One year into Towards Predator-Free Taranaki

It’s working – Taranaki community’s predator control is expanding at a rapid pace, removing rats, possums and stoats, disrupting the threats facing native wildlife and plants.

It’s working – Taranaki community’s predator control is expanding at a rapid pace, removing rats, possums and stoats, disrupting the threats facing native wildlife and plants.

Taranaki Regional Council Chair David MacLeod says he’s excited by the community’s commitment and progress a year since the region-wide project Towards Predator-Free Taranaki was announced on 30 May 2019. Rural andurban residents, iwi, community organisations and schools are uniting to remove rats, stoats and possums from urban, rural and conservation land.

Taranaki Regional Council monitoring data shows intensive predator control may already be making a difference – rats and possums in urban New Plymouth are decreasing, while the trapping network in rural and urban areas is expanding rapidly, Mr MacLeod says.

Monitoring, using rat footprint tracking and a possum bite-mark index, show catch rates have dropped; rats went from 33 per cent to 19 percent in the past year, while the urban New Plymouth possum index has fallen from 25.6 to 1.4 per cent in the past four years.

“This is amazing. It suggests the rapidly growing trapping network in urban New Plymouth backyards, parks and reserves is having an impact, supporting successful efforts removing predators on rural and conservation land,” Mr MacLeod says.

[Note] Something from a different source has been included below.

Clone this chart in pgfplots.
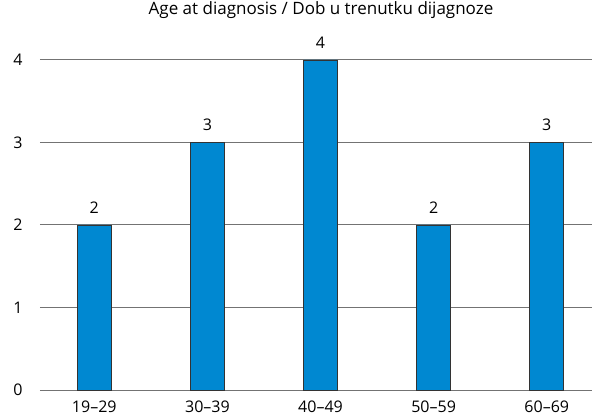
\documentclass[border=0pt]{standalone}
\usepackage{pgfplots}
\pgfplotsset{compat=1.18}
\usepackage{fontspec}
\setmainfont{Open Sans}
\definecolor{barblue}{RGB}{0,136,209}
\definecolor{gridgray}{RGB}{115,115,115}
\begin{document}
\fontsize{16}{18}\selectfont
\begin{tikzpicture}
\path[use as bounding box] (0,0) rectangle (592pt,418pt);
\begin{axis}[
  at={(40pt,28pt)}, anchor=south west,
  scale only axis, width=552pt, height=330pt,
  xmin=-0.48, xmax=4.4, ymin=0, ymax=4,
  axis line style={draw=none},
  ytick={0,1,2,3,4}, xtick=data,
  xticklabels={19--29,30--39,40--49,50--59,60--69},
  ymajorgrids, grid style={gridgray, line width=1pt},
  major tick length=0pt,
  yticklabel style={anchor=east, xshift=-12pt},
  xticklabel style={anchor=north, yshift=-5pt},
  /pgf/number format/assume math mode=true,
  ticklabel style={font=\fontsize{16}{18}\selectfont},
  title={Age at diagnosis / Dob u trenutku dijagnoze},
  title style={at={(axis description cs:0.5,1)}, anchor=south, yshift=30pt, xshift=5pt, font=\fontsize{17}{19}\selectfont},
  clip=false,
]
\addplot[ybar, bar width=34pt, fill=barblue, draw=black!80, line width=0.7pt,
  nodes near coords, nodes near coords style={font=\fontsize{16}{18}\selectfont, yshift=6pt}]
  coordinates {(0,2) (1,3) (2,4) (3,2) (4,3)};
\end{axis}
\end{tikzpicture}
\end{document}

The project, led by Taranaki Regional Council, will cost $47 million in the first five years, with $11.7 million from the Government. Towards Predator-Free Taranaki is the biggest project of its kind in the country. Other highlights in the past year include:

  1. Eradicating all possums from Oakura is getting closer. Phenomenal support from Oākura urban and rural residents has seen 53 possums caught in town and 140 in rural Oākura in the past four months. It’s now critical residents report any suspected possums on 0800 736 222 or online at www.trc.govt.nz/possum(external link)  to help catch every last one.
  2. New Plymouth school students are leading urban efforts, with 33 primary and secondary schools participating in urban predator control, analysing catches, checking traps on public land, making traps and selling traps to local residents as a fund-raiser. Many students are also using the biodiversity app iNaturalist; www.inaturalist.org/projects/towards-predator-free-taranaki-bioblitz-network(external link)  helping monitor native wildlife and plants.
  3. The first North Island robin to be seen at Pukeiti in 112 years was spotted after intensive predator control in the area. Robin returned to Pukeiti, after being released following predator control on Egmont National Park by Taranaki Mounga Project – a conservation restoration project partnering with Towards Predator-Free Taranaki.
  4. New Plymouth rural landowners are starting to manage and maintain traps utilising a new wireless trapping network and self-resetting traps, helping catch and monitor mustelids (stoats, ferrets, weasels) on a large scale, across 14,000 hectares between Egmont national park and New Plymouth for the first time – supported by Manaaki Whenua Landcare Research and conservation technology company’s Goodnature and Econode.

The project has initially focused on New Plymouth district in the first year, before expanding around the mountain in the coming years, but the overwhelming demand by residents to get traps in backyards has, at times, stretched the supply of traps.